Say you have company A for your DMS, company B for your CRM company, C for your website company, D for the digital retailing plug-in, and company E for negotiating. That's a lot of disparate pieces to manage that don't inherently work together. So if a lead comes in from your website, you first have to locate the customer in the CRM. But the customer information submitted online doesn't always match what's in your CRM. So the salespeople update the CRM. But when the customer moves to negotiation and F&I, the customer information doesn't follow. So the information is keyed and then they find that the payment information from the online tool doesn't match the DMS deal information. So it's updated again. And now the customer is upset because their payment is actually more.
There are consequences to this. There could be more to it. The same inaccuracies in duplicate work could be said about vehicle specs, purchasing terms and even rates and rebates. The end result is a lot of data rekeying, manual entry, duplicate work, inaccurate information, lengthened processes and frustrating experiences for both the consumer and the dealership employee. But most importantly, this means that your profitability is at risk.
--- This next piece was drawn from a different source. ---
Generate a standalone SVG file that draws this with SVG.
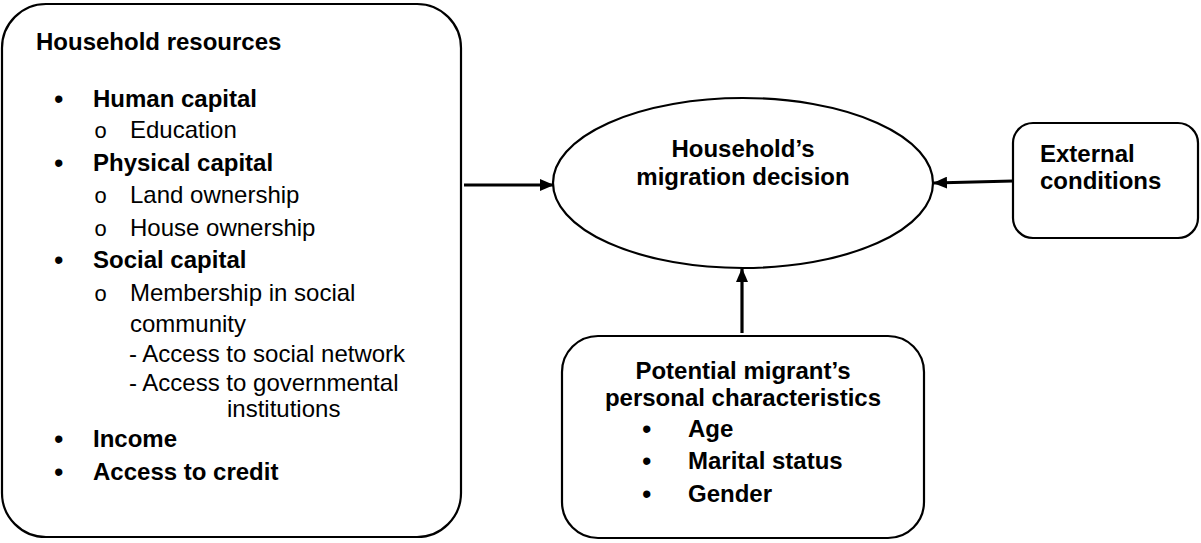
<svg xmlns="http://www.w3.org/2000/svg" width="1201" height="543" viewBox="0 0 1201 543">
<style>
.box{fill:#fff;stroke:#000;stroke-width:2.2}
.t{font-family:"Liberation Sans",Arial,sans-serif;font-size:24px;fill:#000}
.b{font-weight:bold}
.c{text-anchor:middle}
.bu{font-family:"Liberation Sans",Arial,sans-serif;font-size:27px;fill:#000}
.o{font-family:"Liberation Mono","Courier New",monospace;font-size:22px;fill:#000}
.conn{stroke:#000;stroke-width:3.2;fill:none}
</style>
<defs>
<marker id="ah" markerWidth="14" markerHeight="12" refX="13" refY="6" orient="auto" markerUnits="userSpaceOnUse">
<path d="M0,0 L14,6 L0,12 Z" fill="#000"/>
</marker>
</defs>
<g id="household-resources">
<rect class="box" x="2" y="4" width="459" height="533" rx="44" ry="44"/>
<text class="t b" x="36" y="50">Household resources</text>
<text class="bu" x="54" y="108">•</text><text class="t b" x="93" y="107">Human capital</text>
<text class="o" x="94" y="138">o</text><text class="t" x="130" y="138">Education</text>
<text class="bu" x="54" y="172">•</text><text class="t b" x="93" y="171">Physical capital</text>
<text class="o" x="94" y="203">o</text><text class="t" x="130" y="203">Land ownership</text>
<text class="o" x="94" y="236">o</text><text class="t" x="130" y="236">House ownership</text>
<text class="bu" x="54" y="269">•</text><text class="t b" x="93" y="268">Social capital</text>
<text class="o" x="94" y="301">o</text><text class="t" x="130" y="301">Membership in social</text>
<text class="t" x="130" y="332">community</text>
<text class="t" x="129" y="362">- Access to social network</text>
<text class="t" x="129" y="391">- Access to governmental</text>
<text class="t" x="227" y="417">institutions</text>
<text class="bu" x="54" y="448">•</text><text class="t b" x="93" y="447">Income</text>
<text class="bu" x="54" y="481">•</text><text class="t b" x="93" y="480">Access to credit</text>
</g>
<g id="migration-decision">
<ellipse class="box" cx="743" cy="183" rx="190" ry="85"/>
<text class="t b c" x="743" y="157">Household’s</text>
<text class="t b c" x="743" y="185">migration decision</text>
</g>
<g id="external-conditions">
<rect class="box" x="1013" y="123" width="185" height="115" rx="20" ry="20"/>
<text class="t b" x="1040" y="162">External</text>
<text class="t b" x="1040" y="189">conditions</text>
</g>
<g id="personal-characteristics">
<rect class="box" x="562" y="336" width="362" height="202" rx="36" ry="36"/>
<text class="t b c" x="743" y="379">Potential migrant’s</text>
<text class="t b c" x="743" y="406">personal characteristics</text>
<text class="bu" x="642" y="438">•</text><text class="t b" x="688" y="437">Age</text>
<text class="bu" x="642" y="470">•</text><text class="t b" x="688" y="469">Marital status</text>
<text class="bu" x="642" y="503">•</text><text class="t b" x="688" y="502">Gender</text>
</g>
<g id="connectors">
<line class="conn" x1="464" y1="185" x2="553" y2="185" marker-end="url(#ah)"/>
<line class="conn" x1="1013" y1="181" x2="934" y2="183" marker-end="url(#ah)"/>
<line class="conn" x1="742" y1="333" x2="742" y2="269" marker-end="url(#ah)"/>
</g>
</svg>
So what can you do to combat these challenges? Dealers need what we call a Retail Anywhere approach. It allows salespeople to sell a vehicle to a customer no matter where that customer is, while still maintaining control and profitability of the sale, accuracy of the transaction, and efficiency of employees. It takes the traditional in-store selling environment and blends it with the current online selling environment to form a Retail Anywhere approach in sales. But the challenge is making sure that this process is consistent and seamless from point A to point B for both the customer and the employees.
The first part of this is understanding that you can't simply hand the reins over to the customer. You can't let them purchase a vehicle in a completely online environment without having some hand in the transaction, your salespeople are salespeople for a reason. They understand the wants and needs probably better than the customer themselves. So it's important that they are hands-on with the customer and helping guide them down the purchase path. Think about it. How many times does a customer leave the dealership with the exact car that they came in to buy? There are a million reasons, but if they are in the right car, the deal falls apart and that's where you start to risk profitability if you take a completely hands off approach. There's no one there to guide the customer down the purchase path.
The second part of this is accuracy. The moment the transaction translates from online to in-store, every piece of information, every number has to be one hundred percent accurate. They all have to match.
The last part of this is efficiency. The Retail Anywhere approach uses a single system, so manual labor and exhaustive process are eliminated and efficiency is improved. The single system allows for a seamless process which enables information to be accessible, accurate and automatic. In turn, this single system approach helps dealers to speed up the buying process and secure profit opportunities.
At the end of the day, Retail Anywhere approach in sales, or any department, is about the dealership. For years, it's been conditioned into everyone's mind that customer experience is always the top priority. But where this mindset falls short is how do you make sure that the dealership also wins? We want our dealership partners to be as profitable as they can be. That's what the Retail Anywhere approach offers. It allows dealers to serve customers and truly sell to them anywhere without sacrificing what's really important to them. Focusing on the success of the dealership is what makes Retail Anywhere so valuable.